* What you have to do: Render the material again word for word, skipping the pictures in it.

* Supplied material:
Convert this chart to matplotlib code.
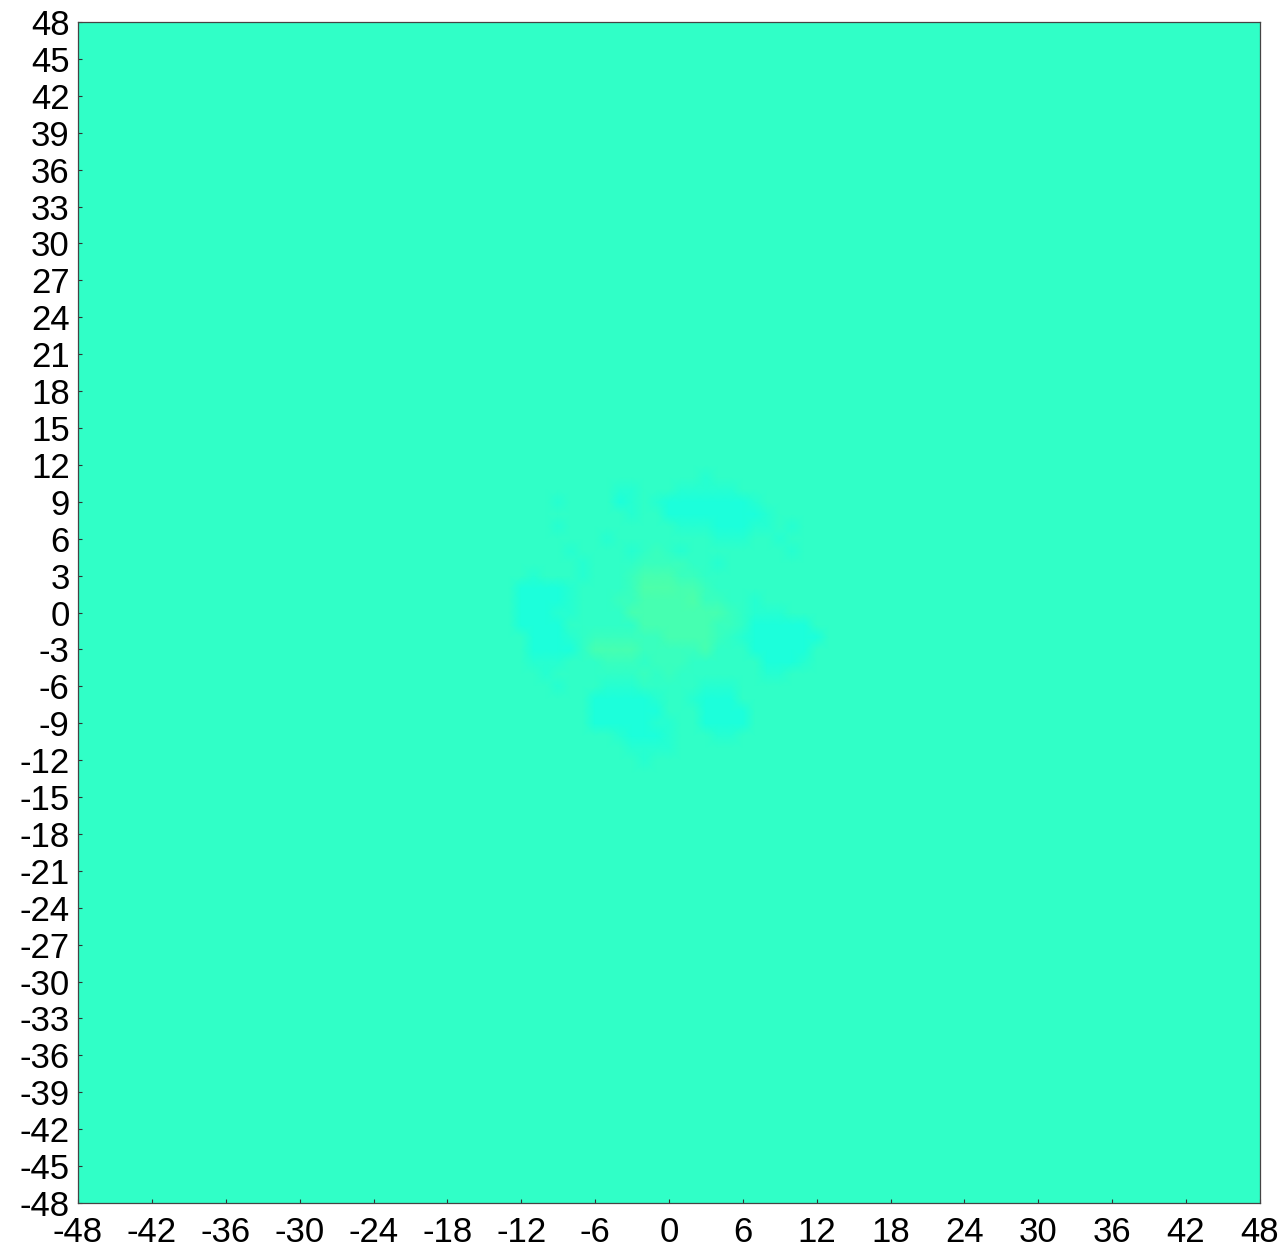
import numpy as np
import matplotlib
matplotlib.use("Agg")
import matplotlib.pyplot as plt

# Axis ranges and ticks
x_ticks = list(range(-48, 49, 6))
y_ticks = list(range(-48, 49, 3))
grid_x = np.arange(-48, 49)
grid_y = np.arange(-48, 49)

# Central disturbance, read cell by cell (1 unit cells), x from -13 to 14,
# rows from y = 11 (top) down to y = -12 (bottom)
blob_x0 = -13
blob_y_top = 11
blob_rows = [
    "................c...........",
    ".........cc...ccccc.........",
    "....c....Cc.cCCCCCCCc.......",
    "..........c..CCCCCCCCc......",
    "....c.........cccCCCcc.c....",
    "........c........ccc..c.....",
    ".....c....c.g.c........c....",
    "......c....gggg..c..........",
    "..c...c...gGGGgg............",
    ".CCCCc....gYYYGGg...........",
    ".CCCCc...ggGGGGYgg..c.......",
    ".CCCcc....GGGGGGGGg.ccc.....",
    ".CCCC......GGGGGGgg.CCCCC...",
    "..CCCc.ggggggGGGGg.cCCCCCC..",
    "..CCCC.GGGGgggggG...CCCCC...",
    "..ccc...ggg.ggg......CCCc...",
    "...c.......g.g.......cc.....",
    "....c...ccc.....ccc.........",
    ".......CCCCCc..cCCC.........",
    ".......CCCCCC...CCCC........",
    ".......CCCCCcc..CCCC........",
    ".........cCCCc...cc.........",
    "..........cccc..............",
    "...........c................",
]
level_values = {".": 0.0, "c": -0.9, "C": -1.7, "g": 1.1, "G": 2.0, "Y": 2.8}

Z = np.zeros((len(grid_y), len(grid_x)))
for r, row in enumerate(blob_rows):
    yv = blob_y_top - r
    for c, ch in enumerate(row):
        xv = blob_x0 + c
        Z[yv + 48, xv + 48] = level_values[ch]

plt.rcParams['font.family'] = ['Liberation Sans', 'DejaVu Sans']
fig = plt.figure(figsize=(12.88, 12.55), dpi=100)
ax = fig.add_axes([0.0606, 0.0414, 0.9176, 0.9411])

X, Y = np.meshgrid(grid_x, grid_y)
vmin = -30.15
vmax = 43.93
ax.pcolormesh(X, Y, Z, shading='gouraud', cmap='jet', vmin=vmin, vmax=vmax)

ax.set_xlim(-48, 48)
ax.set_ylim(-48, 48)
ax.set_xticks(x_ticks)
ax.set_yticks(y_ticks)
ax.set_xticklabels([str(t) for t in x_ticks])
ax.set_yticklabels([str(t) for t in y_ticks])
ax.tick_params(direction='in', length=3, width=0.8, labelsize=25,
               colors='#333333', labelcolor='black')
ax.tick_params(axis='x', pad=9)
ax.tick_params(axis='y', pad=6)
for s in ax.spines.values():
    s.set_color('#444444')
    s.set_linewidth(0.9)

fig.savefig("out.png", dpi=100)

* Exercise answer:
Convert this chart to matplotlib code.
import numpy as np
import matplotlib
matplotlib.use("Agg")
import matplotlib.pyplot as plt

# Axis ranges and ticks
x_ticks = list(range(-48, 49, 6))
y_ticks = list(range(-48, 49, 3))
grid_x = np.arange(-48, 49)
grid_y = np.arange(-48, 49)

# Central disturbance, read cell by cell (1 unit cells), x from -13 to 14,
# rows from y = 11 (top) down to y = -12 (bottom)
blob_x0 = -13
blob_y_top = 11
blob_rows = [
    "................c...........",
    ".........cc...ccccc.........",
    "....c....Cc.cCCCCCCCc.......",
    "..........c..CCCCCCCCc......",
    "....c.........cccCCCcc.c....",
    "........c........ccc..c.....",
    ".....c....c.g.c........c....",
    "......c....gggg..c..........",
    "..c...c...gGGGgg............",
    ".CCCCc....gYYYGGg...........",
    ".CCCCc...ggGGGGYgg..c.......",
    ".CCCcc....GGGGGGGGg.ccc.....",
    ".CCCC......GGGGGGgg.CCCCC...",
    "..CCCc.ggggggGGGGg.cCCCCCC..",
    "..CCCC.GGGGgggggG...CCCCC...",
    "..ccc...ggg.ggg......CCCc...",
    "...c.......g.g.......cc.....",
    "....c...ccc.....ccc.........",
    ".......CCCCCc..cCCC.........",
    ".......CCCCCC...CCCC........",
    ".......CCCCCcc..CCCC........",
    ".........cCCCc...cc.........",
    "..........cccc..............",
    "...........c................",
]
level_values = {".": 0.0, "c": -0.9, "C": -1.7, "g": 1.1, "G": 2.0, "Y": 2.8}

Z = np.zeros((len(grid_y), len(grid_x)))
for r, row in enumerate(blob_rows):
    yv = blob_y_top - r
    for c, ch in enumerate(row):
        xv = blob_x0 + c
        Z[yv + 48, xv + 48] = level_values[ch]

plt.rcParams['font.family'] = ['Liberation Sans', 'DejaVu Sans']
fig = plt.figure(figsize=(12.88, 12.55), dpi=100)
ax = fig.add_axes([0.0606, 0.0414, 0.9176, 0.9411])

X, Y = np.meshgrid(grid_x, grid_y)
vmin = -30.15
vmax = 43.93
ax.pcolormesh(X, Y, Z, shading='gouraud', cmap='jet', vmin=vmin, vmax=vmax)

ax.set_xlim(-48, 48)
ax.set_ylim(-48, 48)
ax.set_xticks(x_ticks)
ax.set_yticks(y_ticks)
ax.set_xticklabels([str(t) for t in x_ticks])
ax.set_yticklabels([str(t) for t in y_ticks])
ax.tick_params(direction='in', length=3, width=0.8, labelsize=25,
               colors='#333333', labelcolor='black')
ax.tick_params(axis='x', pad=9)
ax.tick_params(axis='y', pad=6)
for s in ax.spines.values():
    s.set_color('#444444')
    s.set_linewidth(0.9)

fig.savefig("out.png", dpi=100)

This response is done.